L’association du patronat (ADIH) ainsi que plusieurs multinationales asiatiques brandissent maintenant la menace de la délocalisation. Mais, comme on l’a montré, le « coût » salarial n’est qu’une des raisons – et pas la principale – de cette désaffection. Encore convient-il de le resituer dans la stratégie d’ensemble. SAe-A n’a fourni que deux tiers des emplois qu’elle promettait. Qui plus est, des emplois non qualifiés, précaires et mal payés, qui ne permettent aucun « décollage » ni à titre individuel ni au niveau de l’économie locale [11] . Surtout, l’emploi, au nom duquel est « vendu » ce type de projets, ne constitue jamais un objectif. Au contraire même, il représente la principale variable d’ajustement, le premier facteur à sacrifier.

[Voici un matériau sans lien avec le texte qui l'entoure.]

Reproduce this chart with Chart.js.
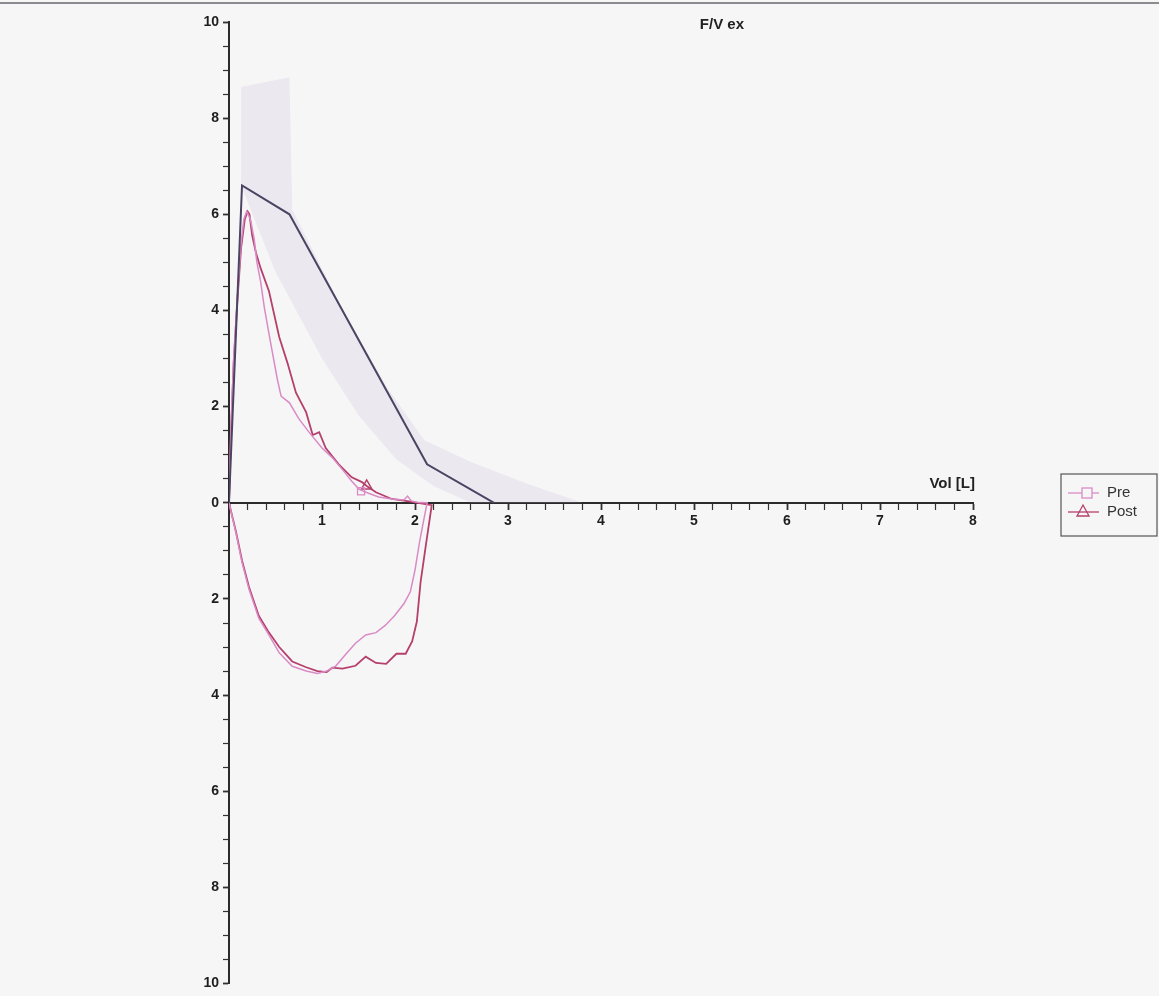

Construit sur une zone agricole fertile, où la biodiversité est fragile, reproduisant le même modèle de développement des zones franches, présenté comme un exemple emblématique de la reconstruction du pays, le PIC a d’emblée posé problème et été contesté. Sept ans plus tard, est-ce déjà à son oraison funèbre à laquelle on assiste ? Mais, même si Sae-A ne délocalise pas complètement son activité, les annonces de ces dernières semaines démontrent la dépendance envers celle-ci. Et le piège que constitue la sous-traitance en réduisant Haïti au rôle de pourvoyeur de main d’œuvre en quantité et à bas prix, d’exportateur de matières premières, et d’importateur d’à peu près tout.
Désespérant ? Ce qui est désespérant c’est de reproduire les mêmes politiques, qui échouent depuis 40 ans, de miser sur les mêmes acteurs, et de confisquer doublement la liberté du peuple haïtien, en ne lui laissant le choix qu’entre néolibéralisme et humanitaire ; choix qui, de toute façon, se réduit au fur et à mesure que les deux s’allient et se confondent. Ce qui est désespérant c’est cette fausse fatalité, qui se nourrit des leçons non tirées et des promesses non tenues. Et c’est aussi pour cela, pour renverser cette désespérance que des dizaines de milliers de Haïtiens et Haïtiennes sont descendus dans les rues de Port-au-Prince ces derniers mois.
« La Banque interaméricaine de développement (BID) a approuvé un financement non remboursable de 65 millions de dollars américains pour contribuer au développement économique durable du Nord d’Haïti, en favorisant les conditions nécessaires à l’implantation et à l’expansion des entreprises dans le Parc industriel de Caracol (PIC), dans le Nord du pays, a annoncé un communiqué rendu public le 4 novembre 2021.
« Les fonds seront décaissés sur une période de cinq ans, à compter de 2022. Le financement correspond à l’étape la plus récente du Programme d’infrastructures productives en Haïti, qui est en place depuis 2012 », lit-on dans ce communiqué.
« La stratégie principale du programme est d’établir la base opérationnelle et d’infrastructure nécessaire pour que le PIC devienne un parc industriel prospère dans les Caraïbes, attirant les investissements et devenant autonome. Cette nouvelle opération portera l’investissement total de la BID dans le PIC à 263,5 millions de dollars US, conformément à l’engagement initial de financer les infrastructures nécessaires pour que le parc génère 20 000 emplois », selon ce communiqué.
« D’ici 2026, une fois les décaissements pour cette opération de la Banque terminés, le PIC sera le plus grand parc industriel d’Haïti autonome employant environ 22 000 travailleurs », a indiqué le communiqué de la BID qui a évoqué les objectifs fixés.